Launch Pinot Cluster

You can spin up a Pinot Cluster by running the following command:

docker-compose up

This command will run a single instance of the Pinot Controller, Pinot Server, Pinot Broker, Pulsar, and Zookeeper. You can find the docker-compose.yml file on GitHub.
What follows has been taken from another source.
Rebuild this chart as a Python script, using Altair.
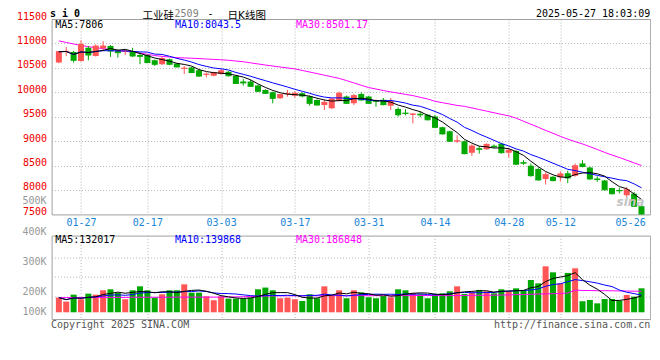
import altair as alt
import pandas as pd

# ---------------- data ----------------
dates = ["01-22", "01-23", "01-24", "01-27",
         "02-05", "02-06", "02-07", "02-10", "02-11", "02-12", "02-13", "02-14", "02-17", "02-18",
         "02-19", "02-20", "02-21", "02-24", "02-25", "02-26", "02-27", "02-28",
         "03-03", "03-04", "03-05", "03-06", "03-07", "03-10", "03-11", "03-12", "03-13", "03-14",
         "03-17", "03-18", "03-19", "03-20", "03-21", "03-24", "03-25", "03-26", "03-27", "03-28", "03-31",
         "04-01", "04-02", "04-03", "04-07", "04-08", "04-09", "04-10", "04-11", "04-14", "04-15",
         "04-16", "04-17", "04-18", "04-21", "04-22", "04-23", "04-24", "04-25", "04-28", "04-29", "04-30",
         "05-06", "05-07", "05-08", "05-09", "05-12", "05-13", "05-14", "05-15", "05-16", "05-19",
         "05-20", "05-21", "05-22", "05-23", "05-26", "05-27"]

opens = [10608, 10830, 10824, 10642, 10912, 10743, 10899, 10946, 10845, 10824,
         10831, 10763, 10763, 10655, 10574, 10676, 10588, 10480, 10507, 10453,
         10358, 10338, 10372, 10419, 10338, 10219, 10219, 10137, 10048, 10000,
         9877, 9959, 9931, 9979, 9911, 9842, 9740, 9671, 9829, 9911,
         9774, 9966, 9911, 9829, 9849, 9726, 9657, 9582, 9541, 9559,
         9538, 9505, 9283, 9202, 8993, 9000, 8764, 8852, 8832, 8906,
         8946, 8764, 8798, 8569, 8495, 8428, 8226, 8273, 8260, 8340,
         8293, 8542, 8462, 8233, 8192, 8038, 7997, 7890, 7923, 7667]
highs = [10845, 10926, 10845, 11061, 10946, 10980, 11047, 10967, 10878, 10878,
         10912, 10811, 10776, 10669, 10723, 10689, 10601, 10540, 10520, 10466,
         10405, 10419, 10486, 10432, 10352, 10274, 10253, 10151, 10062, 10014,
         9966, 10048, 10021, 10000, 9931, 9856, 9849, 9877, 10014, 9931,
         9966, 10000, 9925, 9849, 9883, 9883, 9691, 9650, 9575, 9613,
         9552, 9538, 9296, 9215, 9121, 9013, 8933, 8899, 8953, 8933,
         8966, 8865, 8812, 8610, 8542, 8462, 8361, 8286, 8381, 8394,
         8542, 8610, 8475, 8280, 8206, 8045, 8045, 8058, 7957, 7680]
lows = [10595, 10743, 10608, 10628, 10655, 10730, 10858, 10723, 10709, 10763,
        10723, 10574, 10595, 10540, 10560, 10554, 10507, 10372, 10392, 10318,
        10304, 10325, 10358, 10325, 10168, 10137, 10110, 10007, 9966, 9774,
        9863, 9911, 9890, 9897, 9726, 9726, 9637, 9657, 9815, 9760,
        9740, 9829, 9760, 9705, 9733, 9637, 9500, 9527, 9363, 9490,
        9424, 9270, 9135, 8987, 8966, 8731, 8697, 8744, 8819, 8865,
        8744, 8664, 8515, 8515, 8273, 8192, 8112, 8179, 8179, 8139,
        8273, 8462, 8206, 8165, 7990, 7909, 7930, 7856, 7654, 7440]
closes = [10831, 10838, 10655, 10980, 10763, 10946, 10946, 10845, 10811, 10845,
          10743, 10736, 10608, 10574, 10689, 10574, 10520, 10493, 10405, 10331,
          10372, 10405, 10439, 10338, 10182, 10192, 10123, 10021, 9979, 9877,
          9952, 9973, 9979, 9925, 9774, 9740, 9794, 9863, 9979, 9774,
          9931, 9842, 9774, 9815, 9747, 9815, 9541, 9568, 9555, 9538,
          9437, 9283, 9148, 9000, 9007, 8744, 8899, 8832, 8933, 8886,
          8764, 8812, 8529, 8549, 8293, 8206, 8313, 8192, 8327, 8246,
          8495, 8482, 8226, 8213, 8004, 7923, 7984, 8004, 7667, 7452]
volumes = [118000, 86000, 142000, 105000, 150000, 142000, 177000, 185000, 158000, 105000,
           177000, 209000, 177000, 118000, 145000, 177000, 177000, 225000, 158000, 158000,
           129000, 97000, 129000, 110000, 110000, 110000, 118000, 185000, 199000, 177000,
           113000, 118000, 105000, 91000, 145000, 113000, 209000, 131000, 177000, 113000,
           177000, 161000, 121000, 113000, 131000, 121000, 185000, 177000, 153000, 145000,
           113000, 145000, 153000, 169000, 209000, 148000, 161000, 180000, 169000, 153000,
           185000, 169000, 193000, 180000, 260000, 233000, 370000, 322000, 233000, 317000,
           354000, 89000, 99000, 72000, 107000, 107000, 94000, 140000, 126000, 193000]
price_ma30 = [11052, 11020, 10988, 10958, 10934, 10911, 10894, 10876, 10857, 10838,
              10820, 10801, 10778, 10752, 10735, 10722, 10709, 10703, 10697, 10690,
              10681, 10673, 10665, 10655, 10640, 10625, 10602, 10580, 10558, 10537,
              10518, 10498, 10479, 10447, 10415, 10383, 10350, 10317, 10284, 10240,
              10192, 10143, 10097, 10067, 10036, 10008, 9983, 9957, 9932, 9897,
              9863, 9815, 9787, 9759, 9731, 9712, 9680, 9647, 9614, 9581,
              9548, 9518, 9470, 9408, 9346, 9284, 9220, 9160, 9098, 9040,
              8990, 8943, 8887, 8830, 8770, 8715, 8665, 8610, 8555, 8501]
vol_ma30 = [118000, 118000, 119000, 119000, 119000, 120000, 120000, 120000, 120000, 120000,
            121000, 121000, 121000, 121000, 121000, 121000, 122000, 122000, 122000, 122000,
            122000, 122000, 122000, 123000, 124000, 125000, 127000, 129000, 131000, 132000,
            132000, 133000, 133000, 133000, 133000, 133000, 134000, 134000, 134000, 134000,
            134000, 134000, 134000, 134000, 134000, 134000, 134000, 134000, 135000, 135000,
            135000, 135000, 134000, 134000, 135000, 135000, 136000, 137000, 137000, 138000,
            139000, 140000, 142000, 143000, 145000, 147000, 148000, 150000, 152000, 155000,
            178000, 176000, 175000, 174000, 174000, 173000, 172000, 171000, 170000, 169000]

tick_dates = ["01-27", "02-17", "03-03", "03-17", "03-31", "04-14", "04-28", "05-12", "05-26"]
price_ticks = [7500, 8000, 8500, 9000, 9500, 10000, 10500, 11000, 11500]
vol_grid = [126000, 287000, 443000]
vol_tick_labels = ["100K", "200K", "300K", "400K", "500K"]
vol_tick_at = [-18000, 142500, 380000, 622000, 872000]
price_legend = ["MA5:7806", "MA10:8043.5", "MA30:8501.17"]
vol_legend = ["MA5:132017", "MA10:139868", "MA30:186848"]
symbol = "s i 0"
title_a, title_code, title_dash, title_b = "工业硅", "2509", "-", "日K线图"
stamp = "2025-05-27 18:03:09"
copyright_txt = "Copyright 2025 SINA.COM"
url_txt = "http://finance.sina.com.cn"

# ---------------- styling ----------------
UP, DOWN = "#ff5555", "#00a800"
MONO = "DejaVu Sans Mono"
CJK = "DejaVu Sans, Noto Sans CJK SC"
W, PH, VH = 598.6, 195.4, 83.4
LEG_COLORS = ["#000000", "#0000ff", "#ff00ff"]
LEG_X = [3.6, 123.4, 244.3]

df = pd.DataFrame({
    "i": list(range(len(dates))), "date": dates,
    "open": opens, "high": highs, "low": lows, "close": closes,
    "vol": volumes, "ma30": price_ma30, "vma30": vol_ma30,
})

tick_idx = [dates.index(d) for d in tick_dates]
label_expr = " : ".join(f"datum.value == {i} ? '{d}'" for i, d in zip(tick_idx, tick_dates)) + " : ''"
last_test = f"datum.value == {tick_idx[-1]}"
xgrid_op = {"condition": {"test": last_test, "value": 0}, "value": 1}
last_shift = {"condition": {"test": last_test, "value": -4}, "value": 0}
ygrid_op = {"condition": {"test": f"datum.value == {price_ticks[0]} || datum.value == {price_ticks[-1]}",
                          "value": 0}, "value": 1}

xscale = alt.Scale(domain=[-0.307, 79.5], nice=False, zero=False)
pscale = alt.Scale(domain=[7500, 11500], nice=False, zero=False)
vscale = alt.Scale(domain=[-54000, 617400], nice=False, zero=False)

px_axis = alt.Axis(values=tick_idx, labelExpr=label_expr, labelColor="#1a86d8", labelFont=MONO,
                   labelFontSize=10, labelPadding=3, labelOffset=last_shift, grid=True,
                   gridOpacity=xgrid_op, ticks=False, domain=False, title=None,
                   labelOverlap=False, labelFlush=False)
vx_axis = alt.Axis(values=tick_idx, labels=False, grid=True, gridOpacity=xgrid_op, ticks=False,
                   domain=False, title=None)
py_axis = alt.Axis(values=price_ticks, format="d", labelColor="#ee0000", labelFont=MONO, labelFontSize=10,
                   labelPadding=5, labelBaseline="alphabetic", grid=True, gridOpacity=ygrid_op,
                   ticks=False, domain=False, title=None, labelOverlap=False, labelFlush=False)
vy_axis = alt.Axis(values=vol_grid, labels=False, grid=True, ticks=False, domain=False, title=None)


def PX(f):
    return alt.X(f, scale=xscale, axis=px_axis)


def PY(f):
    return alt.Y(f, scale=pscale, axis=py_axis)


def VX(f):
    return alt.X(f, scale=xscale, axis=vx_axis)


def VY(f):
    return alt.Y(f, scale=vscale, axis=vy_axis)


updown = alt.condition("datum.close >= datum.open", alt.value(UP), alt.value(DOWN))


def txt(text, x, y, color="#000000", size=10, font=MONO, align="left", baseline="alphabetic",
        weight="normal", style="normal", opacity=1):
    return alt.Chart(pd.DataFrame({"t": [text]})).mark_text(
        align=align, baseline=baseline, font=font, fontSize=size, color=color,
        fontWeight=weight, fontStyle=style, opacity=opacity
    ).encode(text="t:N", x=alt.value(x), y=alt.value(y))


base = alt.Chart(df)

wick = base.mark_rule(strokeWidth=1, clip=True).encode(x=PX("i:Q"), y=PY("low:Q"), y2="high:Q", color=updown)
body = base.mark_bar(width=6, clip=True).encode(x=PX("i:Q"), y=PY("open:Q"), y2="close:Q", color=updown)
cross = base.transform_calculate(xa="datum.i - 0.4", xb="datum.i + 0.4").mark_rule(
    strokeWidth=1, clip=True).encode(x=PX("xa:Q"), x2="xb:Q", y=PY("close:Q"), color=updown)
ma5 = base.transform_window(ma5="mean(close)", frame=[-4, 0], sort=[alt.SortField("i")]).mark_line(
    color=LEG_COLORS[0], strokeWidth=1, clip=True).encode(x=PX("i:Q"), y=PY("ma5:Q"))
ma10 = base.transform_window(ma10="mean(close)", frame=[-9, 0], sort=[alt.SortField("i")]).mark_line(
    color=LEG_COLORS[1], strokeWidth=1, clip=True).encode(x=PX("i:Q"), y=PY("ma10:Q"))
ma30 = base.mark_line(color=LEG_COLORS[2], strokeWidth=1, clip=True).encode(x=PX("i:Q"), y=PY("ma30:Q"))

price_layers = [ma30, wick, body, cross, ma10, ma5]
price_layers += [txt(t, x, 9.0, c) for t, x, c in zip(price_legend, LEG_X, LEG_COLORS)]
price_layers += [
    txt("sina", 565, 187, color="#c4c4c4", size=12, font="DejaVu Sans", weight="bold", style="italic"),
    txt(symbol, -1.7, -10.3, size=10, weight="bold", baseline="top"),
    txt(title_a, 91, -0.4, size=10.5, font=CJK),
    txt(title_code, 123, -10.3, color="#808080", size=10, baseline="top"),
    txt(title_dash, 156, -10.3, size=10, baseline="top"),
    txt(title_b, 176, -0.4, size=10.5, font=CJK),
    txt(stamp, W, -10.3, size=10, align="right", baseline="top"),
]
price = alt.layer(*price_layers).properties(width=W, height=PH)

vbars = base.mark_bar(width=6).encode(x=VX("i:Q"), y=VY("vol:Q"), y2=alt.datum(0), color=updown)
vma5 = base.transform_window(v5="mean(vol)", frame=[-4, 0], sort=[alt.SortField("i")]).mark_line(
    color=LEG_COLORS[0], strokeWidth=1).encode(x=VX("i:Q"), y=VY("v5:Q"))
vma10 = base.transform_window(v10="mean(vol)", frame=[-9, 0], sort=[alt.SortField("i")]).mark_line(
    color=LEG_COLORS[1], strokeWidth=1).encode(x=VX("i:Q"), y=VY("v10:Q"))
vma30 = base.mark_line(color=LEG_COLORS[2], strokeWidth=1).encode(x=VX("i:Q"), y=VY("vma30:Q"))
vlabels = alt.Chart(pd.DataFrame({"lab": vol_tick_labels, "at": vol_tick_at})).mark_text(
    align="right", baseline="alphabetic", font=MONO, fontSize=10, color="#999999"
).encode(x=alt.value(-5), y=VY("at:Q"), text="lab:N")

vol_layers = [vbars, vma30, vma10, vma5, vlabels]
vol_layers += [txt(t, x, 7.4, c) for t, x, c in zip(vol_legend, LEG_X, LEG_COLORS)]
vol_layers += [
    txt(copyright_txt, -0.7, 92.4, color="#555555"),
    txt(url_txt, W, 92.4, color="#555555", align="right"),
]
volume = alt.layer(*vol_layers).properties(width=W, height=VH)

chart = alt.vconcat(price, volume, spacing=20.6, bounds="flush").properties(
    padding={"left": 7.6, "top": 0, "right": 0, "bottom": 4},
    autosize=alt.AutoSizeParams(type="pad"),
    background="white",
).configure_view(stroke="#a0a0a0", strokeWidth=1).configure_axis(
    gridColor="#b4b4b4", gridDash=[1, 2], gridWidth=1
)

chart.save("out.html", embed_options={"renderer": "svg", "actions": False})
We have mounted the Pulsar plugin at /opt/pinot/plugins/pinot-stream-ingestion/pinot-pulsar/pinot-pulsar-0.10.0-shaded.jar.

Pinot Schema and Tables

Now let's create a Pinot Schema, as well as a real-time and table.

Schema

Our schema is going to capture some simple events, and looks like this:

config/schema.json
{
"schemaName": "events",
"dimensionFieldSpecs": [
{
"name": "uuid",
"dataType": "STRING"
}
],
"metricFieldSpecs": [
{
"name": "count",
"dataType": "INT"
}
],
"dateTimeFieldSpecs": [{
"name": "ts",
"dataType": "TIMESTAMP",
"format" : "1:MILLISECONDS:EPOCH",
"granularity": "1:MILLISECONDS"
}]
}

Table

The table config is defined below:

config/table.json
{
"tableName": "events",
"tableType": "REALTIME",
"segmentsConfig": {
"timeColumnName": "ts",
"schemaName": "events",
"replication": "1",
"replicasPerPartition": "1"
},
"tableIndexConfig": {
"loadMode": "MMAP",
"streamConfigs": {
"streamType": "pulsar",
"stream.pulsar.topic.name": "events",
"stream.pulsar.bootstrap.servers": "pulsar://pulsar:6650",
"stream.pulsar.consumer.type": "lowlevel",
"stream.pulsar.fetch.timeout.millis": "10000",
"stream.pulsar.consumer.prop.auto.offset.reset": "smallest",
"stream.pulsar.consumer.factory.class.name": "org.apache.pinot.plugin.stream.pulsar.PulsarConsumerFactory",
"stream.pulsar.decoder.class.name": "org.apache.pinot.plugin.inputformat.json.JSONMessageDecoder",
}
},
"ingestionConfig": {
"batchIngestionConfig": {
"segmentIngestionType": "APPEND",
"segmentIngestionFrequency": "DAILY"
}
},
"tenants": {},
"metadata": {}
}

You can create the schema and table by running the following command:

docker run \
--network pulsar \
-v $PWD/config:/config \
apachepinot/pinot:0.12.0-arm64 AddTable \
-schemaFile /config/schema.json \
-tableConfigFile /config/table.json \
-controllerHost "pinot-controller-pulsar" \
-exec

Data Ingestion

Let's import some data into our tables. We're going to do this using the Pulsar Python client, which we can install by running the following command:

pip install pulsar-client

Create a file producer.py with the following contents:

producer.py
import pulsar
import json
import time
import random
import uuid

client = pulsar.Client('pulsar://localhost:6650')
producer = client.create_producer('events')

while True:
message = {
"ts": int(time.time() * 1000.0),
"uuid": str(uuid.uuid4()).replace("-", ""),
"count": random.randint(0, 1000)
}
payload = json.dumps(message, ensure_ascii=False).encode('utf-8')
producer.send(payload)

You can import data into Pulsar by running this script:

python producer.py

Querying

Navigate to localhost:9000/#/query and click on the events table or copy/paste the following query:

select * 
from events
limit 10